The meal needed to be equally as gentle yet provoking, not too much of one thing or another but with a cohesion and understated excitement to each bite taken. The lightness of the fish, the sourness of the puree, and the crunch of the fried cod lost in the fluffiness of the potatoes do just that.

This experience can fly by in a minute or draw out for ages, depending on how caught up in it you get. Either works. You come away with no more weight or complexity than you did coming in, but the aimlessness works wonders for your imagination and your appreciation of the world around you.


 
 

The Recipe


Ingredients:

- Olive oil (for cooking)

- 400g of Icelandic cod, cut into 4 pieces

- Juice of 1/4 a lemon

- Salt

- 1/2 lemon

- 2 Yukon gold potatoes

- Sprig of parsley

- Sprig of cilantro

- 3 chives, chopped (split in half)

- 1 avocado

- 1 lime, juiced

- Splash of soy sauce

- 50g kalamata olives

- 50g red pepper


Steps:

Heat oven to 350. Heat olive oil over medium-high heat. The moment it gets hot, gently place 3 out of 4 cod pieces facedown in oil. Flip once begins to blacken, around 2 minutes. Once complete, bake in oven for 10 minutes or until opaque.

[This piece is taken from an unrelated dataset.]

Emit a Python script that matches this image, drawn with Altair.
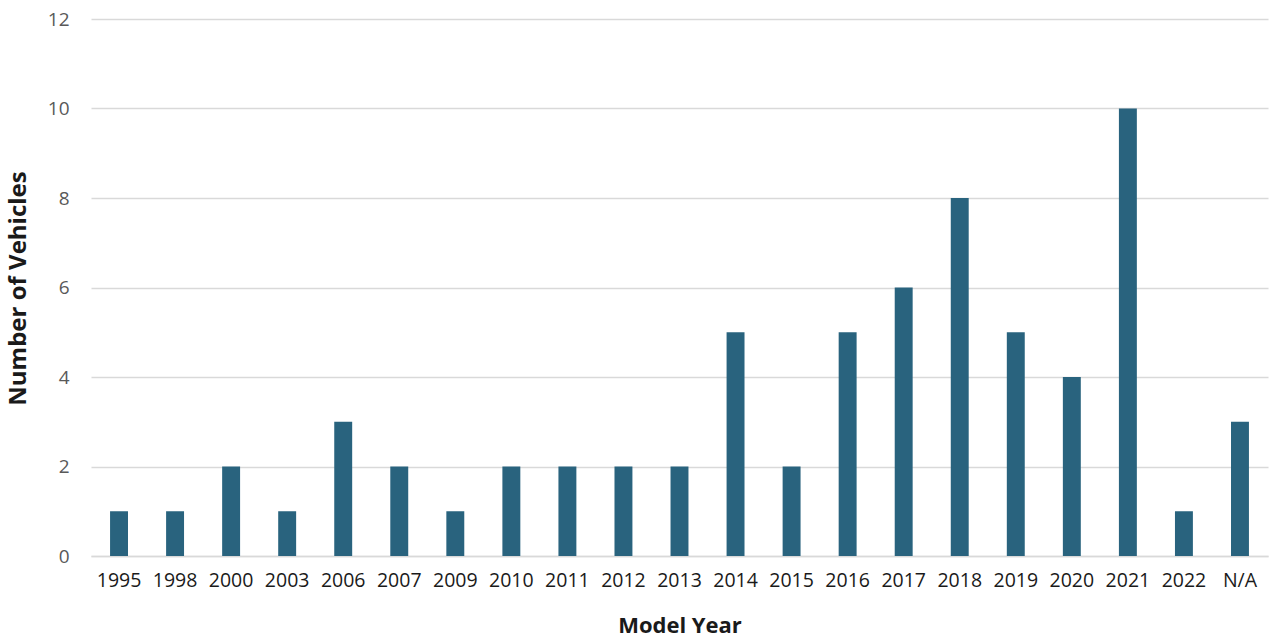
import altair as alt
import pandas as pd

years = ["1995", "1998", "2000", "2003", "2006", "2007", "2009", "2010", "2011", "2012",
         "2013", "2014", "2015", "2016", "2017", "2018", "2019", "2020", "2021", "2022", "N/A"]
counts = [1, 1, 2, 1, 3, 2, 1, 2, 2, 2, 2, 5, 2, 5, 6, 8, 5, 4, 10, 1, 3]

df = pd.DataFrame({"year": years, "count": counts})

FONT = "Open Sans"

chart = alt.Chart(df).mark_bar(color="#29637E").encode(
    x=alt.X("year:N", sort=years,
            scale=alt.Scale(paddingInner=0.68, paddingOuter=0.34),
            axis=alt.Axis(title="Model Year", labelAngle=0, labelFontSize=19.5,
                          labelColor="#1a1a1a", labelPadding=15, ticks=False,
                          domainColor="#D9D9D9", domainWidth=1.5, grid=False,
                          titleFontSize=22, titleFontWeight="bold", titleColor="#1a1a1a",
                          titlePadding=26, labelFont=FONT, titleFont=FONT)),
    y=alt.Y("count:Q", scale=alt.Scale(domain=[0, 12]),
            axis=alt.Axis(title="Number of Vehicles", values=[0, 2, 4, 6, 8, 10, 12],
                          labelFontSize=19, labelColor="#595959", labelPadding=22,
                          ticks=False, domain=False, gridColor="#D9D9D9", gridWidth=1.3,
                          titleFontSize=24, titleFontWeight="bold", titleColor="#1a1a1a",
                          titleX=-73, titleY=269, titleAngle=-90, titleAlign="center",
                          titleBaseline="middle", labelFont=FONT, titleFont=FONT)),
).properties(
    width=1177, height=537,
    autosize=alt.AutoSizeParams(type="none"),
    padding={"left": 91, "top": 19, "right": 9, "bottom": 88},
    background="white",
).configure_view(stroke=None, strokeWidth=0)

chart.save("out.html", embed_options={"renderer": "svg", "actions": False})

Cut remaining piece of cod into small pieces. Add more oil to pot, turn heat to high, and fry cod pieces until dark brown but not completely charred, about 8 minutes.


Boil potatoes with salt around 15 minutes, or until a knife can easily slide in. Mash with lemon juice. Salt to taste. Fold in fried cod pieces, parsley, chives when completed.


Blend together avocado, lime, a teaspoon of olive oil, salt and cilantro. Spoon over dish when complete, and top with soy sauce.


Chop up olives and red pepper to top dish.